### [What you should do]
Each line from the start of the records below through the line that contains "import seaborn as sns" should be printed exactly. Pictures are omitted.

+++ Provided records

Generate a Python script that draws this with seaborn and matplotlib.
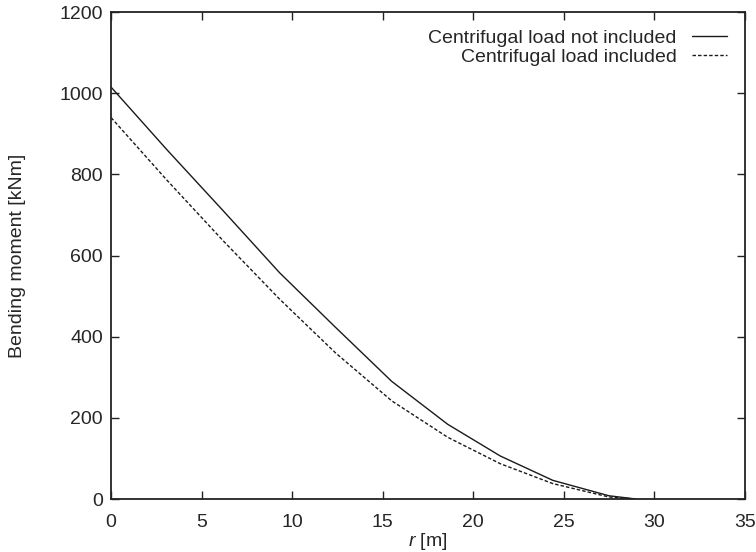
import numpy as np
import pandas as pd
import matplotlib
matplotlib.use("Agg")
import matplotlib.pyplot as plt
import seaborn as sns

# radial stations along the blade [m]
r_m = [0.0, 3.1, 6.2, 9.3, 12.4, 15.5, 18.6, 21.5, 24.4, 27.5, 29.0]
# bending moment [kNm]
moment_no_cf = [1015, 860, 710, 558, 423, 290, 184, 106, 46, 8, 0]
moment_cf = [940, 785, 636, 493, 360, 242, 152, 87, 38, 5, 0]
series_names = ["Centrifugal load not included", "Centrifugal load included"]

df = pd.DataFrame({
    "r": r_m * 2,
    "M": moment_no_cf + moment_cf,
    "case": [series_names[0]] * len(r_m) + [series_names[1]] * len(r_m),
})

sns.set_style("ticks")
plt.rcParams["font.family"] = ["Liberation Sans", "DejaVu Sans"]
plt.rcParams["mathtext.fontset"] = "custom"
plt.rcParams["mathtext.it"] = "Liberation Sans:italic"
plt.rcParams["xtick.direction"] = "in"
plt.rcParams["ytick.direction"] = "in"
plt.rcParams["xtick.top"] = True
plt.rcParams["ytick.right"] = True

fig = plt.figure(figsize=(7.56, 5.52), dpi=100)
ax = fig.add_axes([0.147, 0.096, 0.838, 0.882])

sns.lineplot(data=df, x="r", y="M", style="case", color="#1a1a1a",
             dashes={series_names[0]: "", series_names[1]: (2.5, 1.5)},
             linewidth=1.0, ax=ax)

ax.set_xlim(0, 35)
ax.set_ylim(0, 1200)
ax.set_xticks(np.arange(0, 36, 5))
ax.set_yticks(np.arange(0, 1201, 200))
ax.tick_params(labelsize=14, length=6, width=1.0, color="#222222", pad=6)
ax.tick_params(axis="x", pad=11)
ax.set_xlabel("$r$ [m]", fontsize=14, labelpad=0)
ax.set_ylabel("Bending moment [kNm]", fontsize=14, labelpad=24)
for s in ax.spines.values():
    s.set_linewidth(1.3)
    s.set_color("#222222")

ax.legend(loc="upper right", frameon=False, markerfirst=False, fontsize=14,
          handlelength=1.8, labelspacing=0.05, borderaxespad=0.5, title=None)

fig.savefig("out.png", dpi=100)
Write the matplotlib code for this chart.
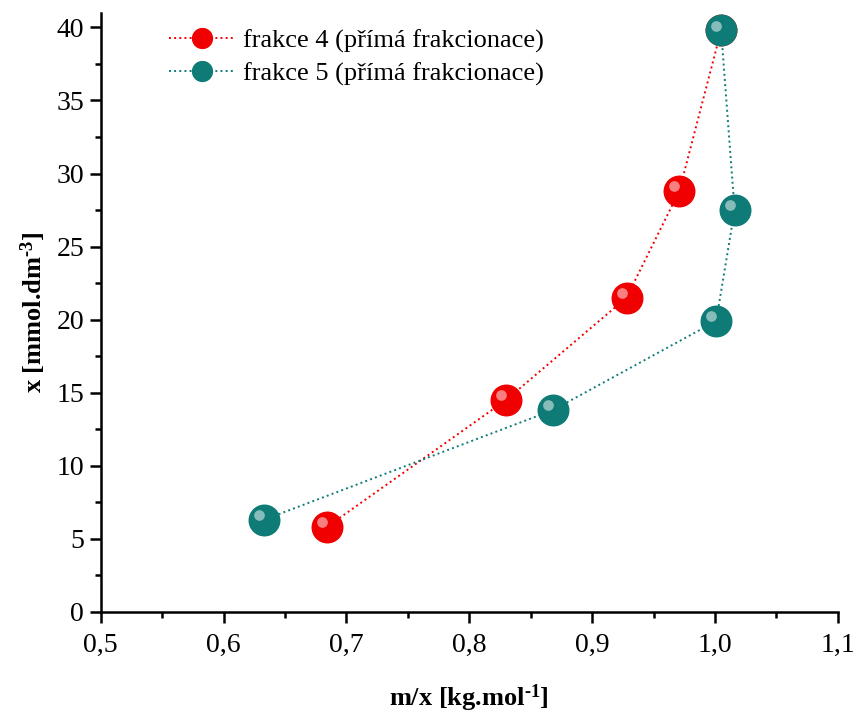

++++++

### [Completed exercise]
Generate a Python script that draws this with seaborn and matplotlib.
import numpy as np
import pandas as pd
import matplotlib
matplotlib.use("Agg")
import matplotlib.pyplot as plt
import seaborn as sns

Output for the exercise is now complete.